### Recorded information ###

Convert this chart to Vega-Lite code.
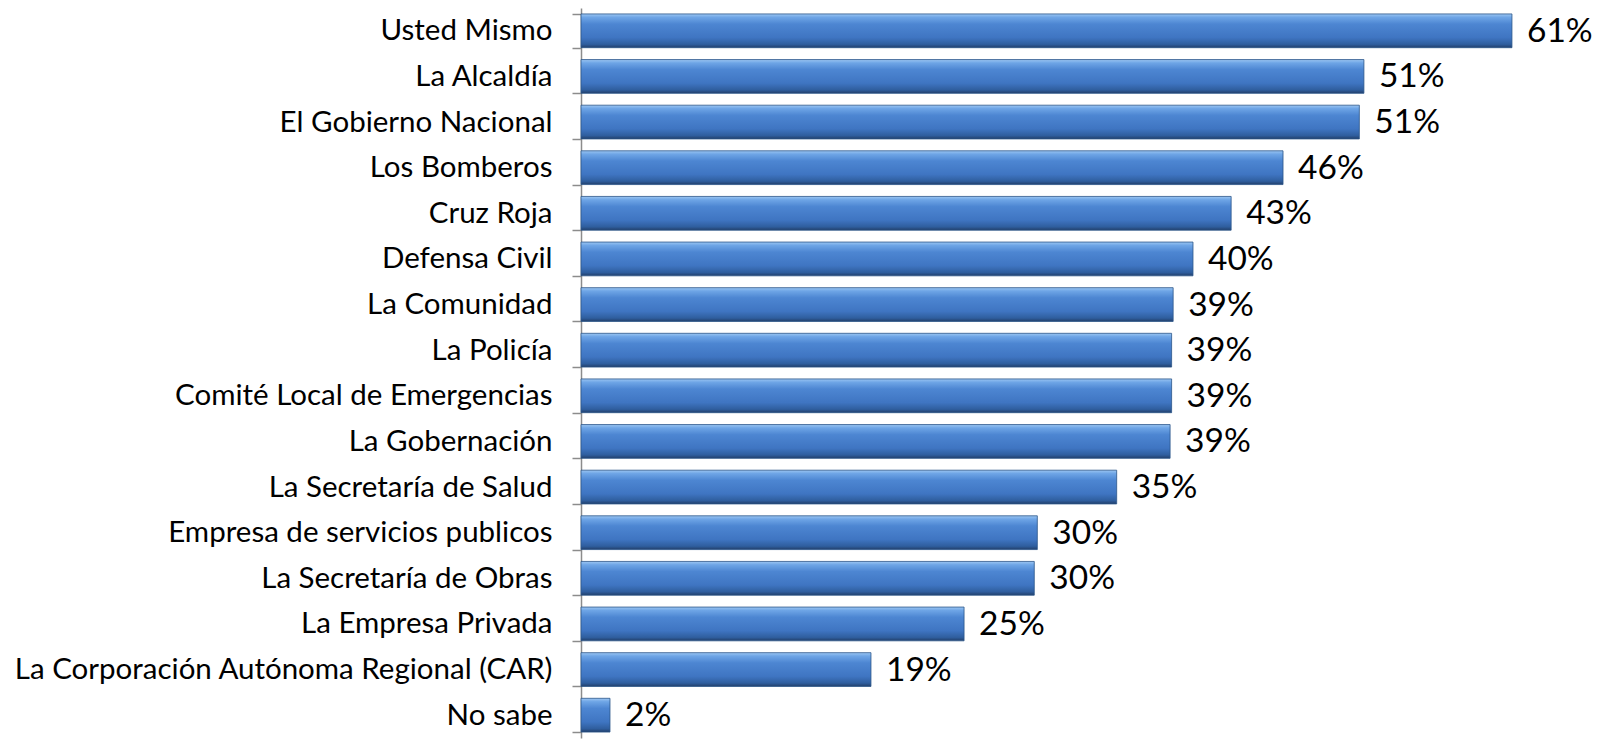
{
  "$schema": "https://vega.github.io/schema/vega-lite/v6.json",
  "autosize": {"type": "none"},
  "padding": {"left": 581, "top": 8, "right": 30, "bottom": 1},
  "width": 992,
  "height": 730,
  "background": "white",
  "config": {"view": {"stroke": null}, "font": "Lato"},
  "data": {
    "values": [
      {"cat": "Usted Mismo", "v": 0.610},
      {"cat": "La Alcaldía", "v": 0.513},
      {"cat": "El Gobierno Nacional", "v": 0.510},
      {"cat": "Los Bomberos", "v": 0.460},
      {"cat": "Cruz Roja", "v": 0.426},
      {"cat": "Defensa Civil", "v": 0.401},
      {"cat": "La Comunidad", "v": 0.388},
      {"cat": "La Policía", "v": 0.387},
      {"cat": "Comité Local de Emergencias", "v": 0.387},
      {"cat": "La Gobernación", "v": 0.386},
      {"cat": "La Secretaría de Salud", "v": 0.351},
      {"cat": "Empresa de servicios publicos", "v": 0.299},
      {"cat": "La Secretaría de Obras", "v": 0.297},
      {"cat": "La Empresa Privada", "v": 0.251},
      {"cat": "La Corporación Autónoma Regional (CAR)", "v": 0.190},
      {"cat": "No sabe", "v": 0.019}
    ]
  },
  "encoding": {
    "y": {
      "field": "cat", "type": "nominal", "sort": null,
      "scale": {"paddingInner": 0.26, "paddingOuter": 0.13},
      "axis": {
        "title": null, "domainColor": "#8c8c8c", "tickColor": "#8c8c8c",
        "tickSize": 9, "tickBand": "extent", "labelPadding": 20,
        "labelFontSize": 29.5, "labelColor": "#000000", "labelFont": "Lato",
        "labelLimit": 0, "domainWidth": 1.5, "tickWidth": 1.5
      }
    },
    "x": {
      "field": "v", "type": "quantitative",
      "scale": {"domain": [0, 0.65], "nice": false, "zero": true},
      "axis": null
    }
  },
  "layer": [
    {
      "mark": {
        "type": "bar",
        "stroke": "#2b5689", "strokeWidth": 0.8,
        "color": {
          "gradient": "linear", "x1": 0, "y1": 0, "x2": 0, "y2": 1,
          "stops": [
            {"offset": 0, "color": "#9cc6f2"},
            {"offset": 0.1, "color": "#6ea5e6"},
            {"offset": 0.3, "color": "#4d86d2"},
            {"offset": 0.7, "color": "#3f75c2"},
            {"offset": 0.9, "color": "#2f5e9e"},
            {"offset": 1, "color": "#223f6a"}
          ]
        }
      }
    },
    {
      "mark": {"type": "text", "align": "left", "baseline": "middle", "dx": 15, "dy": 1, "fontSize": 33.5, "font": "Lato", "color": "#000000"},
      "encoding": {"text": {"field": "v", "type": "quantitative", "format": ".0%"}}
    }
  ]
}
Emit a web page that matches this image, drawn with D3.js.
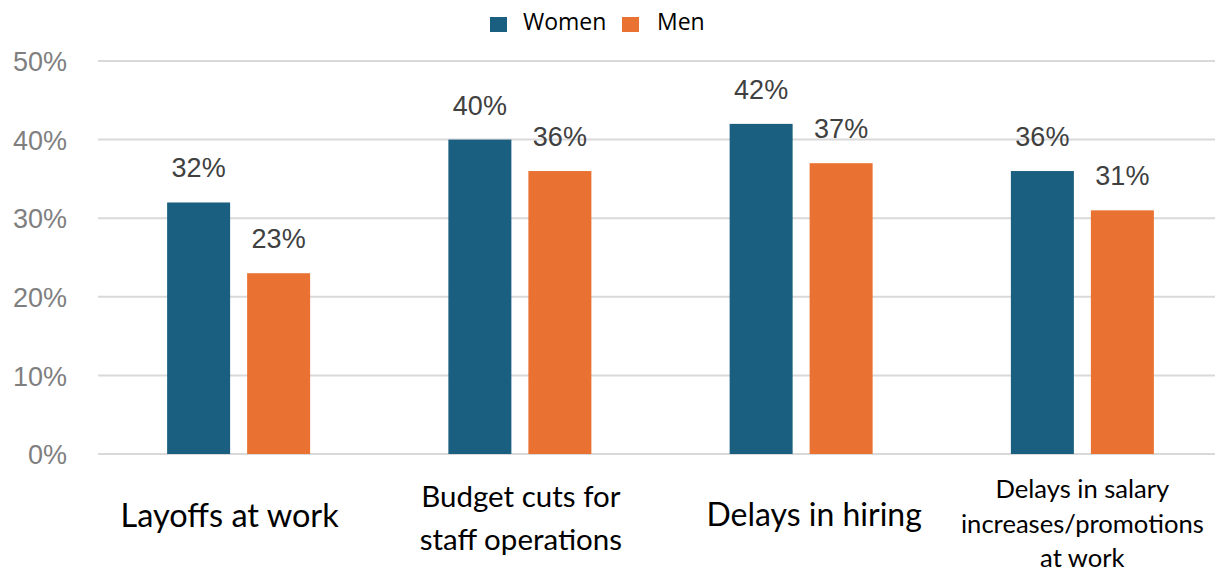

###

The problem:
Each record above must be returned exactly as written, with its pictures omitted.

Correct result:
Convert this chart to Vega-Lite code.
{
  "$schema": "https://vega.github.io/schema/vega-lite/v6.json",
  "autosize": {"type": "none"},
  "padding": {"left": 581, "top": 8, "right": 30, "bottom": 1},
  "width": 992,
  "height": 730,
  "background": "white",
  "config": {"view": {"stroke": null}, "font": "Lato"},
  "data": {
    "values": [
      {"cat": "Usted Mismo", "v": 0.610},
      {"cat": "La Alcaldía", "v": 0.513},
      {"cat": "El Gobierno Nacional", "v": 0.510},
      {"cat": "Los Bomberos", "v": 0.460},
      {"cat": "Cruz Roja", "v": 0.426},
      {"cat": "Defensa Civil", "v": 0.401},
      {"cat": "La Comunidad", "v": 0.388},
      {"cat": "La Policía", "v": 0.387},
      {"cat": "Comité Local de Emergencias", "v": 0.387},
      {"cat": "La Gobernación", "v": 0.386},
      {"cat": "La Secretaría de Salud", "v": 0.351},
      {"cat": "Empresa de servicios publicos", "v": 0.299},
      {"cat": "La Secretaría de Obras", "v": 0.297},
      {"cat": "La Empresa Privada", "v": 0.251},
      {"cat": "La Corporación Autónoma Regional (CAR)", "v": 0.190},
      {"cat": "No sabe", "v": 0.019}
    ]
  },
  "encoding": {
    "y": {
      "field": "cat", "type": "nominal", "sort": null,
      "scale": {"paddingInner": 0.26, "paddingOuter": 0.13},
      "axis": {
        "title": null, "domainColor": "#8c8c8c", "tickColor": "#8c8c8c",
        "tickSize": 9, "tickBand": "extent", "labelPadding": 20,
        "labelFontSize": 29.5, "labelColor": "#000000", "labelFont": "Lato",
        "labelLimit": 0, "domainWidth": 1.5, "tickWidth": 1.5
      }
    },
    "x": {
      "field": "v", "type": "quantitative",
      "scale": {"domain": [0, 0.65], "nice": false, "zero": true},
      "axis": null
    }
  },
  "layer": [
    {
      "mark": {
        "type": "bar",
        "stroke": "#2b5689", "strokeWidth": 0.8,
        "color": {
          "gradient": "linear", "x1": 0, "y1": 0, "x2": 0, "y2": 1,
          "stops": [
            {"offset": 0, "color": "#9cc6f2"},
            {"offset": 0.1, "color": "#6ea5e6"},
            {"offset": 0.3, "color": "#4d86d2"},
            {"offset": 0.7, "color": "#3f75c2"},
            {"offset": 0.9, "color": "#2f5e9e"},
            {"offset": 1, "color": "#223f6a"}
          ]
        }
      }
    },
    {
      "mark": {"type": "text", "align": "left", "baseline": "middle", "dx": 15, "dy": 1, "fontSize": 33.5, "font": "Lato", "color": "#000000"},
      "encoding": {"text": {"field": "v", "type": "quantitative", "format": ".0%"}}
    }
  ]
}
Emit a web page that matches this image, drawn with D3.js.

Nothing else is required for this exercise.